_EXERCISE_:
Your task is to give the listing below back word for word, pictures excluded.
______
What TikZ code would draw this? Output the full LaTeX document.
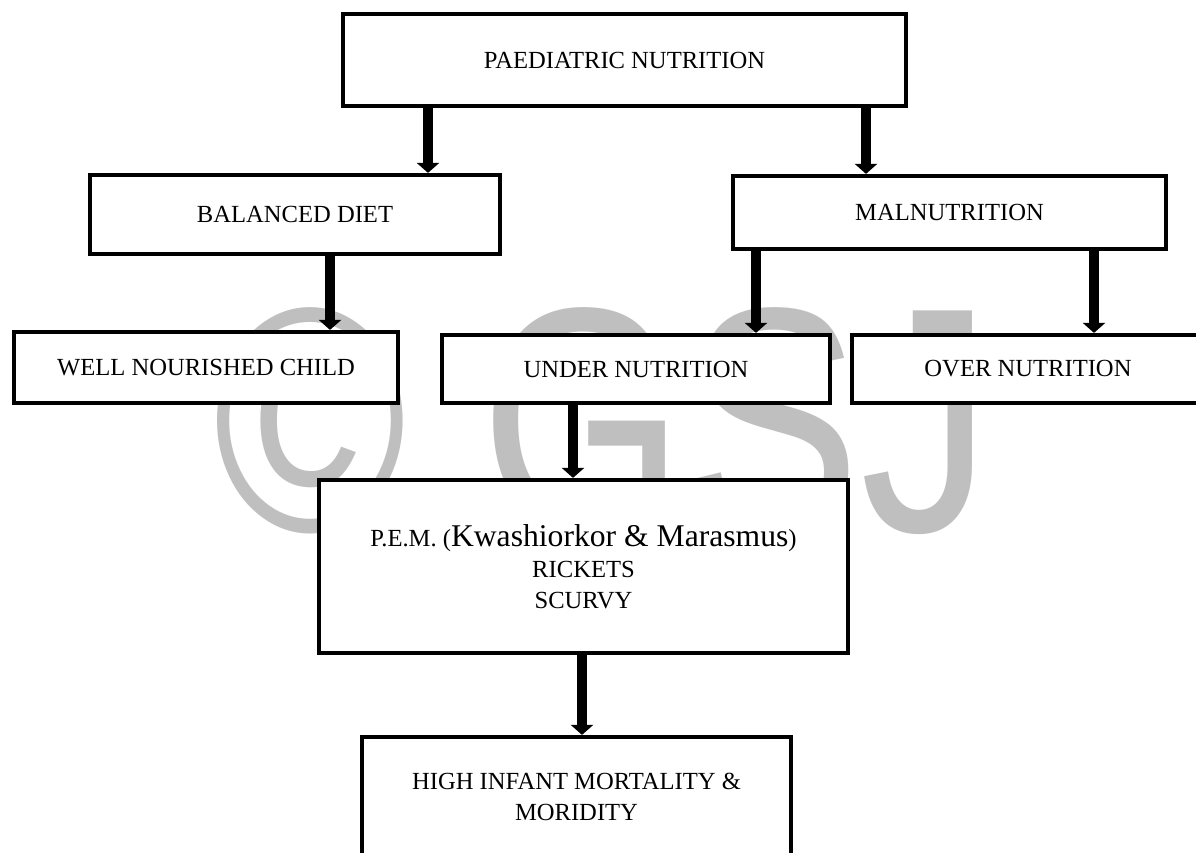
\documentclass[tikz,border=0pt]{standalone}
\usepackage{fontspec}
\usepackage{graphicx}
\setmainfont{Liberation Serif}
\newfontfamily\markfont{Liberation Sans}
\usetikzlibrary{arrows.meta}
\begin{document}
\begin{tikzpicture}[x=0.2mm,y=-0.2mm,
    box/.style={draw,fill=white,line width=2.4pt,inner sep=0pt,align=center,
      font=\fontsize{14}{17.5}\selectfont},
    link/.style={line width=5.7pt,-{Triangle[width=4.4mm,length=2mm]}}]
  \useasboundingbox (0,0) rectangle (1196,852);
  % watermark
  \node[text=gray!50,font=\markfont,inner sep=0pt] (mark) at (603,421)
    {\resizebox*{155.6mm}{45.4mm}{© GSJ}};
  % boxes
  \node[box,minimum width=112.6mm,minimum height=18.4mm] (nutri) at (624.5,60) {PAEDIATRIC NUTRITION};
  \node[box,minimum width=82mm,minimum height=15.8mm] (diet) at (295,214.5) {BALANCED DIET};
  \node[box,minimum width=86.6mm,minimum height=14.6mm] (maln) at (949.5,212.5) {MALNUTRITION};
  \node[box,minimum width=76.8mm,minimum height=14.2mm] (well) at (206,367.5) {WELL NOURISHED CHILD};
  \node[box,minimum width=77.6mm,minimum height=13.6mm] (under) at (636,369) {UNDER NUTRITION};
  \node[box,minimum width=70.4mm,minimum height=13.6mm] (over) at (1028,369) {OVER NUTRITION};
  \node[box,minimum width=105.8mm,minimum height=34.6mm] (pem) at (583.5,566.5)
    {P.E.M. ({\fontsize{18}{17.5}\selectfont Kwashiorkor \& Marasmus})\\ RICKETS\\ SCURVY};
  \node[box,minimum width=85.8mm,minimum height=24mm] (high) at (576.5,797)
    {HIGH INFANT MORTALITY \&\\ MORIDITY};
  % arrows
  \coordinate (d1) at ([xshift=26.6mm]diet.north);
  \coordinate (d2) at ([xshift=-16.7mm]maln.north);
  \coordinate (d3) at ([xshift=24.8mm]well.north);
  \coordinate (d4) at ([xshift=24mm]under.north);
  \coordinate (d5) at ([xshift=13.2mm]over.north);
  \coordinate (d6) at ([xshift=-2.1mm]pem.north);
  \coordinate (d7) at ([xshift=1.1mm]high.north);
  \draw[link] (nutri.south -| d1) -- (d1);
  \draw[link] (nutri.south -| d2) -- (d2);
  \draw[link] (diet.south -| d3) -- (d3);
  \draw[link] (maln.south -| d4) -- (d4);
  \draw[link] (maln.south -| d5) -- (d5);
  \draw[link] (under.south -| d6) -- (d6);
  \draw[link] (pem.south -| d7) -- (d7);
\end{tikzpicture}
\end{document}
______
_TASK OUTPUT_:
What TikZ code would draw this? Output the full LaTeX document.
\documentclass[tikz,border=0pt]{standalone}
\usepackage{fontspec}
\usepackage{graphicx}
\setmainfont{Liberation Serif}
\newfontfamily\markfont{Liberation Sans}
\usetikzlibrary{arrows.meta}
\begin{document}
\begin{tikzpicture}[x=0.2mm,y=-0.2mm,
    box/.style={draw,fill=white,line width=2.4pt,inner sep=0pt,align=center,
      font=\fontsize{14}{17.5}\selectfont},
    link/.style={line width=5.7pt,-{Triangle[width=4.4mm,length=2mm]}}]
  \useasboundingbox (0,0) rectangle (1196,852);
  % watermark
  \node[text=gray!50,font=\markfont,inner sep=0pt] (mark) at (603,421)
    {\resizebox*{155.6mm}{45.4mm}{© GSJ}};
  % boxes
  \node[box,minimum width=112.6mm,minimum height=18.4mm] (nutri) at (624.5,60) {PAEDIATRIC NUTRITION};
  \node[box,minimum width=82mm,minimum height=15.8mm] (diet) at (295,214.5) {BALANCED DIET};
  \node[box,minimum width=86.6mm,minimum height=14.6mm] (maln) at (949.5,212.5) {MALNUTRITION};
  \node[box,minimum width=76.8mm,minimum height=14.2mm] (well) at (206,367.5) {WELL NOURISHED CHILD};
  \node[box,minimum width=77.6mm,minimum height=13.6mm] (under) at (636,369) {UNDER NUTRITION};
  \node[box,minimum width=70.4mm,minimum height=13.6mm] (over) at (1028,369) {OVER NUTRITION};
  \node[box,minimum width=105.8mm,minimum height=34.6mm] (pem) at (583.5,566.5)
    {P.E.M. ({\fontsize{18}{17.5}\selectfont Kwashiorkor \& Marasmus})\\ RICKETS\\ SCURVY};
  \node[box,minimum width=85.8mm,minimum height=24mm] (high) at (576.5,797)
    {HIGH INFANT MORTALITY \&\\ MORIDITY};
  % arrows
  \coordinate (d1) at ([xshift=26.6mm]diet.north);
  \coordinate (d2) at ([xshift=-16.7mm]maln.north);
  \coordinate (d3) at ([xshift=24.8mm]well.north);
  \coordinate (d4) at ([xshift=24mm]under.north);
  \coordinate (d5) at ([xshift=13.2mm]over.north);
  \coordinate (d6) at ([xshift=-2.1mm]pem.north);
  \coordinate (d7) at ([xshift=1.1mm]high.north);
  \draw[link] (nutri.south -| d1) -- (d1);
  \draw[link] (nutri.south -| d2) -- (d2);
  \draw[link] (diet.south -| d3) -- (d3);
  \draw[link] (maln.south -| d4) -- (d4);
  \draw[link] (maln.south -| d5) -- (d5);
  \draw[link] (under.south -| d6) -- (d6);
  \draw[link] (pem.south -| d7) -- (d7);
\end{tikzpicture}
\end{document}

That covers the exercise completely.